Saturday, July 28, 2007

Travis Morrison Makes Me Feel Like A Freak

Even bigger than the Baconator.

Last year, I saw Travis Morrison's new band, the Hellfighters, and they pulled something I would normally think is completely asshole, playing nothing but new, unreleased tunes. Except every damn one of those new tunes was excellent, and Morrison seemed just as amped for them as he did when I first saw him at the Plan's third to last show ever (now fifth to last I guess). I made a note that he sounded even more like the Talking Heads than ever, and didn't stop checking his website regularly for an update on the album even when he made like his beloved rappers and let the release date slide past 2007.

Today, I was overjoyed to find on not just an update on the damn thing's release date, but the record, All Y'All, available in full for streaming pleasure. Even when the fans let him down (by mostly heeding Pitchfork's demented advice to ignore Travistan), the man still gives and gives to them.

This was a big gift; the record's amazing, I can attest after three or four plays in a row. Travistan haters can relax. The closest thing to that bugged-out lab experiment is "Snacktime," an endearingly wacky kids' jam that he left off the record itself in favor of a free mp3 download, like some of his other wacky one-offs. Everyone I've played "Snacktime" for hated it, which sucks, but at least I can guarantee them All Y'All's a whole other ball game.

Three major detours differentiate All Y'All from the rest of Morrison's catalogue. First, production. Reunited with Plan guitarist Jason Cadell, who also co-helmed Get Him Eat Him's massive-sounding Arms Down earlier this year, they get a slamming thump out of the Hellfighters, producing a "band"-sounding record with striking heft. Just compare the way the drums and bass slam and thud on "East Side of the River" or "Churchgoer" to say, the more spry and flappy way his old band jellies around on Change. Even the keyboards here are used entirely for rhythm, not atmosphere. Thwocking fart bass and Casio blurps lock in without a hint of say, the airy midi backdrop of "Sentimental Man." The new unit's not an obvious racecar like old rhythm section Eric Axelson and Joe Easley, but they provide a crucial crunch that, as much as I really do love the playful Travistan, Death Cab For Cutie will never possess.

All Y'All's even better. Travistan has all the tunes and sound effects and wordplay, but the new one has a focus, a groove-oriented singlemindedness that makes the second surprise even more successful. This is Travis' attempt an R&B record.

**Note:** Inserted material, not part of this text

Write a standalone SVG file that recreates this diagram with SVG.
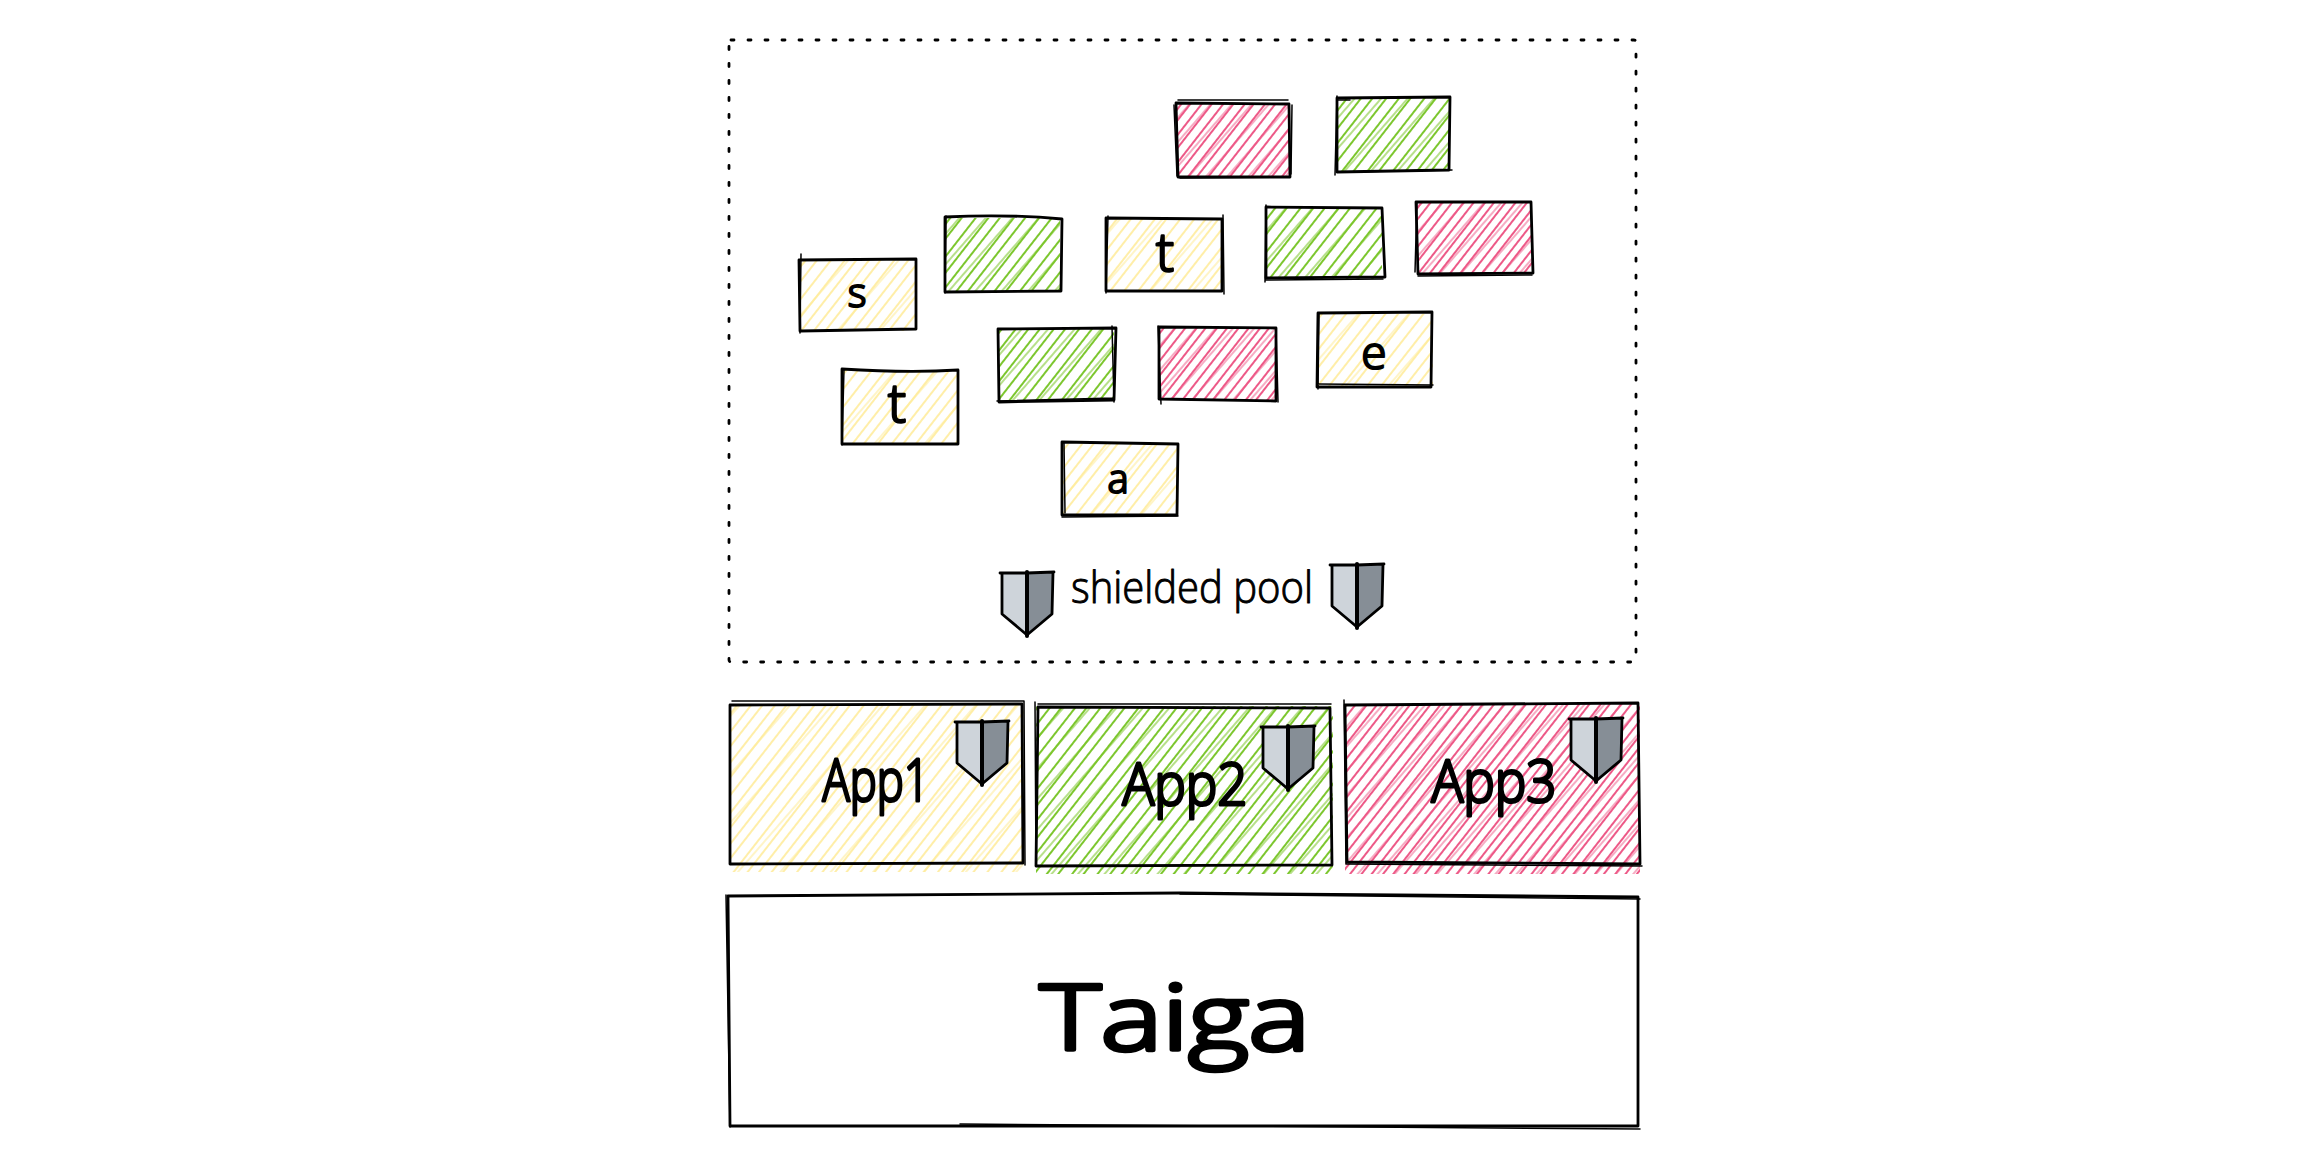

Even the Planniest song he's done in ages, "You Make Me Feel Like A Freak" waits on the riff-guitar until the verses are done vamping a jazz-lite Rhodes and a descending bass crinkle that sounds like Soundgarden's "The Day I Tried To Live." Undoubtedly the funkiest music he's ever made, most of the album is taken up by spare, simple synth parts, meaty bass and drum lines, even congas(!) and the strongest singing voice Morrison's managed since Emergency & I at least. Remember how squeaky he was starting to sound on those last two records? Well those stints in his community gospel choir have done wonders for the man. Watch him pull off a postively operatic finish to "Just Didn't Turn Me On," a feat he only pulled off at the coda of Travistan's "My Two Front Teeth Pts. 2-3" using the studio to multiply him into a Spectorian wall of Travises. Here he's so much more Ronnie than Phil, though. There's touches of modern funk, too. The stomping sex dare "Catch Up," features some rapping dude on the hook, and the song barely flinches. All the drum machines and cheesy bongo percussion are so well-integrated into the productions that they just sound like a natural extension of the g-b-d even though they were probably tacked on in ProTools just like Travistan.

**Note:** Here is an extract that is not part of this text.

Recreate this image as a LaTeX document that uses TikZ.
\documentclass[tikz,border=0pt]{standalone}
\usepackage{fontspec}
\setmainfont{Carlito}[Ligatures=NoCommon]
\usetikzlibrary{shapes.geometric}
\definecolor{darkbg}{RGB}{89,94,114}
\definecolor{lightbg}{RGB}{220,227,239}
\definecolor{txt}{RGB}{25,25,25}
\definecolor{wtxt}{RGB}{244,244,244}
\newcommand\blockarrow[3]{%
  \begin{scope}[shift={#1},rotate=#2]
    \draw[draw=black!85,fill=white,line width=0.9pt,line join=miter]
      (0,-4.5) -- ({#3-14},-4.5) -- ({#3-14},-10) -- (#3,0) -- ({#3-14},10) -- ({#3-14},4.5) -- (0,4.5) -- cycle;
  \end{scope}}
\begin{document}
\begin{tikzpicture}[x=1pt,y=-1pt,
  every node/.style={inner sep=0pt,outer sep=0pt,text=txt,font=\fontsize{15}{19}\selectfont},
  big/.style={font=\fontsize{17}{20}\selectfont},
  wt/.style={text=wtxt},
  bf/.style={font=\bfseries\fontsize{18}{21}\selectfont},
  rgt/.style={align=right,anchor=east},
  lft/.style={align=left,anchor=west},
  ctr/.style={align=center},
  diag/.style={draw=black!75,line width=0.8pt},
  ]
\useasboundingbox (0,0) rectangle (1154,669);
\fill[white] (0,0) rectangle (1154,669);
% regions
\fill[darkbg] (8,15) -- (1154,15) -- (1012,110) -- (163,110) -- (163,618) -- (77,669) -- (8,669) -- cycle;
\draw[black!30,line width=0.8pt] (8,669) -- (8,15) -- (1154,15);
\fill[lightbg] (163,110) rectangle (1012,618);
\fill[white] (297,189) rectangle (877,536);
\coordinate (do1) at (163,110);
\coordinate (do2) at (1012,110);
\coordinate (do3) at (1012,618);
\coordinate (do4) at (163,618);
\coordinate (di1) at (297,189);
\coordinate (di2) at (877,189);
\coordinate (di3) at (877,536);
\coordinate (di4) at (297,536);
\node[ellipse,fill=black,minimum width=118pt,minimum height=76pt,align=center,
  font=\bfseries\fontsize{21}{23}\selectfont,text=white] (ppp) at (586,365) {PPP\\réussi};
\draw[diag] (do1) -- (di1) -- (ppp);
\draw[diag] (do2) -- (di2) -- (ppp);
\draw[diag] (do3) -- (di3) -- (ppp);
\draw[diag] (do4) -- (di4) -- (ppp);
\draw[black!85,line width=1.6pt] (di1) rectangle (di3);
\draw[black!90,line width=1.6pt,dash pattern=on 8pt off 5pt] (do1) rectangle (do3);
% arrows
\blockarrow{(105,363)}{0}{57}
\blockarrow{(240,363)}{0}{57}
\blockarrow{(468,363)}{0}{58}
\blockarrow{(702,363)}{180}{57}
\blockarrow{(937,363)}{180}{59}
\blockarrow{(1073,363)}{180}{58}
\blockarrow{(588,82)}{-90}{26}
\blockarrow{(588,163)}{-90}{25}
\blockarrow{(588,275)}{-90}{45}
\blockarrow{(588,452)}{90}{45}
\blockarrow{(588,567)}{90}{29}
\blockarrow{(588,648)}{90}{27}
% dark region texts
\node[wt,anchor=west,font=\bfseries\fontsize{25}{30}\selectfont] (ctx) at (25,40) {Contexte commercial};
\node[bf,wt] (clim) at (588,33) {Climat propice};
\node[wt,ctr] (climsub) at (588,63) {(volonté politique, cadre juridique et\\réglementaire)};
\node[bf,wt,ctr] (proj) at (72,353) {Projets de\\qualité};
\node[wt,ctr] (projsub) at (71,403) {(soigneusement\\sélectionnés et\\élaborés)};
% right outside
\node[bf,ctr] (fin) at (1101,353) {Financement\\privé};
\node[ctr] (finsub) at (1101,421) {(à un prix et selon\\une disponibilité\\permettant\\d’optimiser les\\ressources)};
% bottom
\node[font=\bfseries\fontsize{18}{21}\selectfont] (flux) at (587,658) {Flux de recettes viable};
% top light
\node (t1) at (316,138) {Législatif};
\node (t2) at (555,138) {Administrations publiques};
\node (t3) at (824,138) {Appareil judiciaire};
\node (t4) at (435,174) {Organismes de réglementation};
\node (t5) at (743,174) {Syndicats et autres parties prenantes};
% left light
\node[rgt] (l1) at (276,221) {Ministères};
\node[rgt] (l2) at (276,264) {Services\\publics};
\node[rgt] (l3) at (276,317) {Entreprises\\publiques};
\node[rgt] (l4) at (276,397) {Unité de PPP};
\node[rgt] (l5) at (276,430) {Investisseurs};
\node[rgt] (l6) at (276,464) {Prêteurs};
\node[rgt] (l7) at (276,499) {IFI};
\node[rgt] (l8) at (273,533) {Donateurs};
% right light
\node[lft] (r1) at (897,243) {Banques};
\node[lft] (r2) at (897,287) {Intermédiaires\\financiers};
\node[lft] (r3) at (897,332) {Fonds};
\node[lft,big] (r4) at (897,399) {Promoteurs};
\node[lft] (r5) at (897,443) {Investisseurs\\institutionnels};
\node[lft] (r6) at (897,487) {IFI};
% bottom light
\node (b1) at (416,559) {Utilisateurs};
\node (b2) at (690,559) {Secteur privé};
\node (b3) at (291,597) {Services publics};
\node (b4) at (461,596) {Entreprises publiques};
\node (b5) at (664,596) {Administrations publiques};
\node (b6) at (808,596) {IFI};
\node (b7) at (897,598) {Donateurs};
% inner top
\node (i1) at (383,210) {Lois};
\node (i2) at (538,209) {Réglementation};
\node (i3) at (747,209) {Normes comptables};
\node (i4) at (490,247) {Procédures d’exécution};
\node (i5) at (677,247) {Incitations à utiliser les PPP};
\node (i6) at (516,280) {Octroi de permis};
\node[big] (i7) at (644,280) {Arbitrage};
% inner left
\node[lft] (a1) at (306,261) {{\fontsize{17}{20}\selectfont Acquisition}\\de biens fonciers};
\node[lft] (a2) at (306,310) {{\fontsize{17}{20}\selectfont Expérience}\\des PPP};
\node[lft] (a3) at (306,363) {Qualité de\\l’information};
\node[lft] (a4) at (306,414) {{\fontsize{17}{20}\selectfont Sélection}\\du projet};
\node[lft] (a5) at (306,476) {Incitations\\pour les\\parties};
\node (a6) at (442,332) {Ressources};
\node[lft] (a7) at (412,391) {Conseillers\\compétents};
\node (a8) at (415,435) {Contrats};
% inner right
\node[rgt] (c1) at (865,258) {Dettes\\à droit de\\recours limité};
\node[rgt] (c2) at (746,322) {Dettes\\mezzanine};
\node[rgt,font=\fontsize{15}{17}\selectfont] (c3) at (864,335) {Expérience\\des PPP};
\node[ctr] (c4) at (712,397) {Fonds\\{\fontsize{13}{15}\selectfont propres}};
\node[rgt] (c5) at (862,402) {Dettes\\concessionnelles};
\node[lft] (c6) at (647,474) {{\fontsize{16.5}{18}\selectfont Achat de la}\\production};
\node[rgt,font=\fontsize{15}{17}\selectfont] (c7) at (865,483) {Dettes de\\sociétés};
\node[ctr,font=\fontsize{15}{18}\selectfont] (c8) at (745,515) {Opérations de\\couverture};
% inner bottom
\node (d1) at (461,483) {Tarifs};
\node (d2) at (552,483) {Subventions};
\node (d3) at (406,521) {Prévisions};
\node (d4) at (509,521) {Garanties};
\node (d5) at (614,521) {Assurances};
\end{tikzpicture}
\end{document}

And by now you've probably noticed the third thing. Look at those song titles: "I'm Not Supposed To Like You (But)," "Just Didn't Turn Me On," "You Make Me Feel Like A Freak," and the settling-down refrain of the gorgeous "Hawkins' Rock," "Let's build a house / let's build a home together / Up on Hawkins' rock / We can disappear forever." In the true spirit of the soul music he's emulating in his own way, Morrison doesn't try to dance around the new concern for sex and lust and relationships with witty detachment like he did with the Plan. He's over 30, and he's no longer frustrated. In fact, he sounds more satisfied with his life than ever, and the fortress-like stability of his new music proves it even more than Brandon Stousy's Stereogum interview did literally. The muscles of "Hawkins' Rock," or the aggressive "As We Proceed," simply pound where Travistan's best moments ("People Die," "Song for the Orca") diddled.

There's only a few artists who I've come to expect an Album of the Year candidate out of just about every time: Old 97's, PJ Harvey, Eric Bachmann's back on the track, but Travis is riding a better streak than any of them. Pacing himself, unpressured by the temptations of a full-time rock star life, he may outrun Sonic Youth yet, whether the Plan ever re-forms or not.